>> BEGIN Materials provided
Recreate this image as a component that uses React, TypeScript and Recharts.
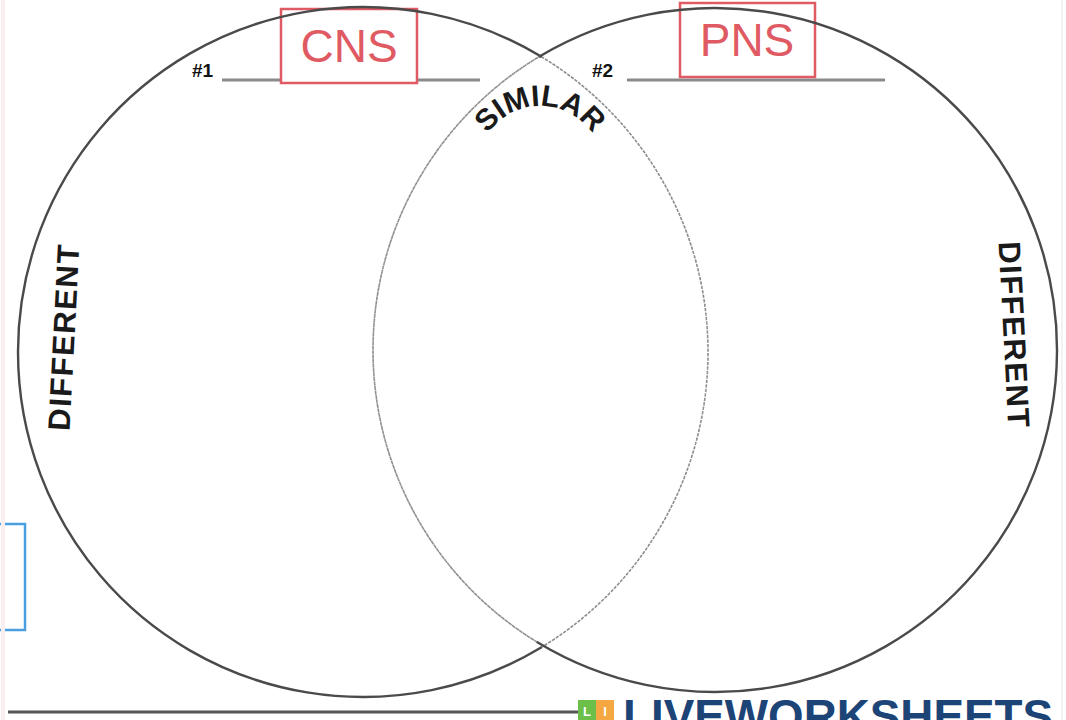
import React from 'react';
import { PieChart, Pie, Cell, Customized } from 'recharts';

// Venn diagram regions: arc span (degrees) of each circle's boundary
const circleLabels = ['CNS', 'PNS'];
const circleNumbers = ['#1', '#2'];
const leftArcs = [
  { region: 'SIMILAR', degrees: 118 },
  { region: 'DIFFERENT', degrees: 242 },
];
const rightArcs = [
  { region: 'SIMILAR', degrees: 118 },
  { region: 'DIFFERENT', degrees: 242 },
];
const regionLabels = ['DIFFERENT', 'SIMILAR', 'DIFFERENT'];
const brand = 'LIVEWORKSHEETS';

const W = 1066;
const H = 720;
const SOLID = '#4a4a4a';
const DOTTED = '#8e8e8e';
const RED = '#e05a63';

const arcStyle = (region: string) =>
  region === 'SIMILAR'
    ? { stroke: DOTTED, strokeWidth: 1.6, strokeDasharray: '2 2.5' }
    : { stroke: SOLID, strokeWidth: 2.4 };

const Decorations = () => {
  const sans = 'Liberation Sans, Arial, sans-serif';
  return (
    <g>
      {/* answer lines */}
      <line x1={222} y1={80} x2={480} y2={80} stroke="#8a8a8a" strokeWidth={3} />
      <line x1={627} y1={80} x2={885} y2={80} stroke="#8a8a8a" strokeWidth={3} />
      <text x={192} y={77} fontFamily={sans} fontWeight="bold" fontSize={19} fill="#111">{circleNumbers[0]}</text>
      <text x={592} y={77} fontFamily={sans} fontWeight="bold" fontSize={19} fill="#111">{circleNumbers[1]}</text>
      {/* label boxes */}
      <rect x={281} y={9} width={136} height={74} fill="#fff" stroke={RED} strokeWidth={2.5} />
      <text x={349} y={62} textAnchor="middle" fontFamily={sans} fontSize={46} fill={RED}>{circleLabels[0]}</text>
      <rect x={680} y={3} width={135} height={74} fill="#fff" stroke={RED} strokeWidth={2.5} />
      <text x={747} y={56} textAnchor="middle" fontFamily={sans} fontSize={46} fill={RED}>{circleLabels[1]}</text>
      {/* region labels */}
      <text
        transform="translate(64,337) rotate(-87)"
        textAnchor="middle"
        dominantBaseline="central"
        fontFamily={sans}
        fontWeight="bold"
        fontSize={31}
        letterSpacing={1.5}
        fill="#1a1a1a"
      >
        {regionLabels[0]}
      </text>
      <text
        transform="translate(1014,335) rotate(87)"
        textAnchor="middle"
        dominantBaseline="central"
        fontFamily={sans}
        fontWeight="bold"
        fontSize={31}
        letterSpacing={1.5}
        fill="#1a1a1a"
      >
        {regionLabels[2]}
      </text>
      <defs>
        <path id="similarArc" d="M 472 182 A 68 76 0 0 1 608 182" />
      </defs>
      <text fontFamily={sans} fontWeight="bold" fontSize={30} fill="#1a1a1a">
        <textPath href="#similarArc" startOffset="50%" textAnchor="middle">
          {regionLabels[1]}
        </textPath>
      </text>
      {/* blue box at left edge */}
      <rect x={-6} y={524} width={31} height={106} fill="none" stroke="#4a9fe0" strokeWidth={2.5} />
      {/* bottom rule */}
      <line x1={8} y1={712} x2={600} y2={712} stroke="#555" strokeWidth={3} />
      {/* brand */}
      <rect x={578} y={700} width={18} height={22} fill="#6cc04a" />
      <rect x={596} y={700} width={18} height={22} fill="#f5a742" />
      <text x={587} y={716} textAnchor="middle" fontFamily={sans} fontWeight="bold" fontSize={13} fill="#fff">L</text>
      <text x={605} y={716} textAnchor="middle" fontFamily={sans} fontWeight="bold" fontSize={13} fill="#fff">I</text>
      <text x={623} y={732} fontFamily={sans} fontWeight="bold" fontSize={46} fill="#1d4477" textLength={430} lengthAdjust="spacingAndGlyphs">
        {brand}
      </text>
      <line x1={1062} y1={0} x2={1062} y2={720} stroke="#eeeeee" strokeWidth={1.5} />
      <line x1={3} y1={0} x2={3} y2={720} stroke="#fbeeee" strokeWidth={4} />
    </g>
  );
};

export default function App() {
  return (
    <div style={{ position: 'absolute', left: 0, top: 0, width: W, height: H, background: '#fff' }}>
      <PieChart width={W} height={H} margin={{ top: 0, right: 0, bottom: 0, left: 0 }}>
        <Pie
          data={leftArcs}
          dataKey="degrees"
          nameKey="region"
          cx={363}
          cy={352}
          innerRadius={344.99}
          outerRadius={345}
          startAngle={-59}
          endAngle={301}
          fill="none"
          isAnimationActive={false}
          label={false}
          labelLine={false}
        >
          {leftArcs.map((a, i) => (
            <Cell key={i} fill="none" {...arcStyle(a.region)} />
          ))}
        </Pie>
        <Pie
          data={rightArcs}
          dataKey="degrees"
          nameKey="region"
          cx={715}
          cy={350}
          innerRadius={341.99}
          outerRadius={342}
          startAngle={120.8}
          endAngle={480.8}
          fill="none"
          isAnimationActive={false}
          label={false}
          labelLine={false}
        >
          {rightArcs.map((a, i) => (
            <Cell key={i} fill="none" {...arcStyle(a.region)} />
          ))}
        </Pie>
        <Customized component={Decorations} />
      </PieChart>
    </div>
  );
}
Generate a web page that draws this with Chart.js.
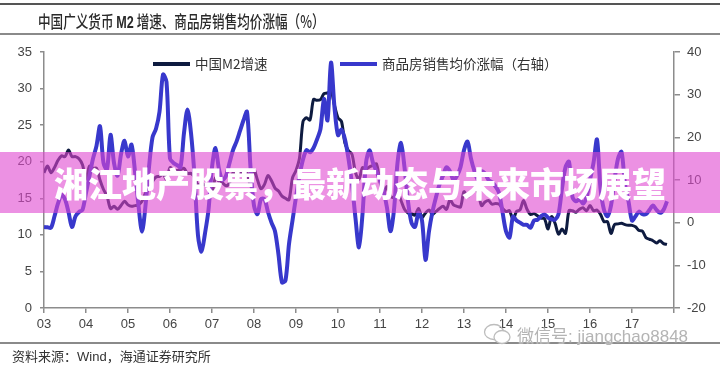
<!DOCTYPE html>
<html>
<head>
<meta charset="utf-8">
<script src="https://cdn.jsdelivr.net/npm/chart.js@4.4.1/dist/chart.umd.min.js"></script>
<style>
    html, body { margin: 0; padding: 0; background: #fff; }
    #wrap { position: relative; width: 720px; height: 366px; overflow: hidden; font-family: "Noto Sans CJK SC", sans-serif; }
    #chart { position: absolute; left: 0; top: 0; }
    .rule { position: absolute; left: 0; width: 720px; }
    #title { position: absolute; left: 38px; top: 8px; font-size: 17px; font-weight: 500; color: #2a2a2a; white-space: nowrap; transform: scaleX(0.74); transform-origin: left top; }
    #title b { font-family: "Liberation Sans", sans-serif; }
    #source { position: absolute; left: 12px; top: 346px; font-size: 13px; color: #333; white-space: nowrap; }
    #source span { font-family: "Liberation Sans", sans-serif; }
    #banner { position: absolute; left: 0; top: 152px; width: 720px; height: 61px; background: rgba(224, 72, 208, 0.6); color: #fff; font-weight: 900; font-size: 34px; line-height: 61px; text-align: center; white-space: nowrap; }
    #mark { position: absolute; left: 483px; top: 322px; height: 24px; display: flex; align-items: center; color: #b4b4b4; white-space: nowrap; text-shadow: 0 0 2px #fff; }
    #mark .txt { font-size: 17px; margin-left: 4px; }
    #mark .lat { font-family: "Liberation Sans", sans-serif; }
</style>
</head>
<body>
<div id="wrap">
    <canvas id="chart" width="720" height="366"></canvas>
    <div class="rule" style="top:3px;height:2px;background:#555;"></div>
    <div id="title">中国广义货币 <b>M2</b> 增速、商品房销售均价涨幅（%）</div>
    <div class="rule" style="top:33px;height:2px;background:#8a8a8a;"></div>
    <div class="rule" style="top:342px;height:2px;background:#8a8a8a;"></div>
    <div id="source">资料来源：<span>Wind</span>，海通证券研究所</div>
    <div id="mark">
        <svg width="30" height="24" viewBox="0 0 30 24">
            <ellipse cx="11" cy="10" rx="9.5" ry="7.5" fill="none" stroke="#bdbdbd" stroke-width="1.3"/>
            <ellipse cx="19" cy="15" rx="8" ry="6.5" fill="#fff" stroke="#bdbdbd" stroke-width="1.3"/>
        </svg>
        <span class="txt">微信号<span class="lat">: jiangchao8848</span></span>
    </div>
    <div id="banner">湘江地产股票，最新动态与未来市场展望</div>
</div>
<script>
// months counted from Jan 2003
const START_YEAR = 2003;
const END_YEAR = 2018;

const seriesNames = ["中国M2增速", "商品房销售均价涨幅（右轴）"];

// 中国M2增速 (%), left axis, Jan 2003 - Nov 2017
const m2Growth = [
    18.5, 19.4, 18.5, 19.2, 20.2, 20.8, 20.7, 21.6, 20.7, 20.7, 20.4, 19.6,
    17.6, 19.4, 19.1, 19.1, 17.5, 16.2, 15.3, 13.6, 13.9, 13.5, 14.0, 14.6,
    14.1, 13.9, 14.0, 14.1, 14.6, 15.7, 16.3, 17.3, 17.9, 18.0, 18.3, 17.6,
    19.2, 18.8, 18.8, 18.9, 19.1, 18.4, 18.4, 17.9, 16.8, 17.1, 16.8, 16.9,
    15.9, 17.8, 17.3, 17.1, 16.7, 17.1, 18.5, 18.1, 18.5, 18.5, 18.5, 16.7,
    18.9, 17.5, 16.3, 16.9, 18.1, 17.4, 16.4, 16.0, 15.3, 15.0, 14.8, 17.8,
    18.8, 20.5, 25.5, 26.0, 25.7, 28.5, 28.4, 28.5, 29.3, 29.4, 29.7, 27.7,
    26.0, 25.5, 22.5, 21.5, 21.0, 18.5, 17.6, 19.2, 19.0, 19.3, 19.5, 19.7,
    17.2, 15.7, 16.6, 15.3, 15.1, 15.9, 14.7, 13.5, 13.0, 12.9, 12.7, 13.6,
    12.4, 13.0, 13.4, 12.8, 13.2, 13.6, 13.9, 13.5, 14.8, 14.1, 13.9, 13.8,
    15.9, 15.2, 15.7, 16.1, 15.8, 14.0, 14.5, 14.7, 14.2, 14.3, 14.2, 13.6,
    13.2, 13.3, 12.1, 13.2, 13.4, 14.7, 13.5, 12.8, 12.9, 12.6, 12.3, 12.2,
    10.8, 12.5, 11.6, 10.1, 10.8, 10.2, 13.3, 13.3, 13.1, 13.5, 13.7, 13.3,
    14.0, 13.3, 13.4, 12.8, 11.8, 11.8, 10.2, 11.4, 11.5, 11.6, 11.4, 11.3,
    11.3, 11.1, 10.6, 10.5, 9.6, 9.4, 9.2, 8.9, 9.2, 8.8, 8.7,
];

// 商品房销售均价涨幅 (%), right axis, Jan 2003 - Nov 2017
const housePriceGrowth = [
    -1.0, -1.1, -1.2, 1.5, 4.5, 6.5, 5.5, 2.5, -1.0, 1.5, 2.5, 3.0,
    7, 11, 15, 18, 22.6, 14, 12.5, 20.6, 14, 11, 16, 19.2,
    15.5, 18.3, 12, 4, -2.1, 4, 13, 20, 22, 26, 34.7, 33,
    15, 14, 13.5, 13, 21, 26.5, 21, 11, -3, -6.8, -2.5, 3,
    13, 17.5, 12.5, 10, 11, 14, 17, 19, 21.5, 24, 26, 13,
    4, 2, 5.5, 5.5, 2.5, 0, -2, -7.5, -14, -13.5, -5, 0.5,
    6, 11, 14.8, 17, 16.5, 17.5, 19.5, 22, 29, 24, 37.5, 27,
    20.5, 21.8, 19.5, 15, 9, 1, -5.8, 2, 14, 17, 14, 12,
    10, 7.5, 3.5, -2, 3, 14, 18.7, 13, 5, 0, -1, 2.3,
    0.5, -8.7, -2, 2.6, 6, 9, 11, 13, 12, 10, 11, 13,
    17, 19, 15, 12, 10, 12, 11.5, 10, 9.5, 8.5, 7, 2.5,
    -2, -3.5, 1.4, 0.5, 0, -0.5, -0.5, -1.2, 0.5, 0.7, 1.5, 1.9,
    1.2, 0.8, 0.7, 2, 8, 13, 14.3, 6, 5, 5.5, 4.5, 6,
    10, 14, 19.5, 8, 3, 1.5, 4, 10, 15, 16.6, 9, 5,
    0.5, 1.5, 2.6, 2, 2, 3, 4, 3, 2.3, 3, 5,
];

const M2_COLOR = "#0e1b40";
const PRICE_COLOR = "#3838cc";
const AXIS_COLOR = "#8c8c8c";
const TICK_FONT = { family: "'Liberation Sans', Arial, sans-serif", size: 13 };

const toPoints = (values) => values.map((v, i) => ({ x: i, y: v }));

const insideLegend = {
    id: "insideLegend",
    afterDatasetsDraw(chart) {
        const { ctx, chartArea } = chart;
        const y = chartArea.top + 12;
        const starts = [chartArea.left + 109, chartArea.left + 296];
        ctx.save();
        ctx.font = "13.5px 'Noto Sans CJK SC', sans-serif";
        ctx.textBaseline = "middle";
        chart.data.datasets.forEach((ds, i) => {
            const x = starts[i];
            ctx.strokeStyle = ds.borderColor;
            ctx.lineWidth = 4;
            ctx.beginPath();
            ctx.moveTo(x, y);
            ctx.lineTo(x + 37, y);
            ctx.stroke();
            ctx.fillStyle = "#333";
            ctx.fillText(ds.label, x + 42, y);
        });
        ctx.restore();
    },
};

new Chart(document.getElementById("chart"), {
    type: "line",
    data: {
        datasets: [
            {
                label: seriesNames[0],
                data: toPoints(m2Growth),
                yAxisID: "y",
                borderColor: M2_COLOR,
                borderWidth: 3,
                pointRadius: 0,
                tension: 0.3,
                order: 1,
            },
            {
                label: seriesNames[1],
                data: toPoints(housePriceGrowth),
                yAxisID: "y1",
                borderColor: PRICE_COLOR,
                borderWidth: 4,
                pointRadius: 0,
                tension: 0.3,
                order: 0,
            },
        ],
    },
    options: {
        responsive: false,
        animation: false,
        devicePixelRatio: 1,
        layout: { padding: { top: 52, left: 0, right: 0, bottom: 0 } },
        plugins: { legend: { display: false }, tooltip: { enabled: false } },
        scales: {
            x: {
                type: "linear",
                min: 0,
                max: (END_YEAR - START_YEAR) * 12,
                afterFit: (scale) => { scale.height = 58; },
                border: { color: AXIS_COLOR, width: 1.5 },
                grid: { drawOnChartArea: false, tickLength: 5, color: AXIS_COLOR, lineWidth: 1.5 },
                ticks: {
                    stepSize: 12,
                    padding: 4,
                    color: "#444",
                    font: TICK_FONT,
                    maxRotation: 0,
                    callback: (v) => {
                        const year = START_YEAR + v / 12;
                        return year < END_YEAR ? String(year % 100).padStart(2, "0") : "";
                    },
                },
            },
            y: {
                position: "left",
                min: 0,
                max: 35,
                afterFit: (scale) => { scale.width = 44; },
                border: { color: AXIS_COLOR, width: 1.5 },
                grid: { drawOnChartArea: false, tickLength: 4, color: AXIS_COLOR, lineWidth: 1.5 },
                ticks: { stepSize: 5, padding: 8, color: "#444", font: TICK_FONT },
            },
            y1: {
                position: "right",
                min: -20,
                max: 40,
                afterFit: (scale) => { scale.width = 46; },
                border: { color: AXIS_COLOR, width: 1.5 },
                grid: { drawOnChartArea: false, tickLength: 6, color: AXIS_COLOR, lineWidth: 1.5 },
                ticks: { stepSize: 10, padding: 7, color: "#444", font: TICK_FONT },
            },
        },
    },
    plugins: [insideLegend],
});
</script>
</body>
</html>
>> END Materials provided
Work instructions: Copy nothing but the lines from the first one in the listing through the line with "Pie, Cell, Customized", and omit the pictures.

Result below:
Recreate this image as a component that uses React, TypeScript and Recharts.
import React from 'react';
import { PieChart, Pie, Cell, Customized } from 'recharts';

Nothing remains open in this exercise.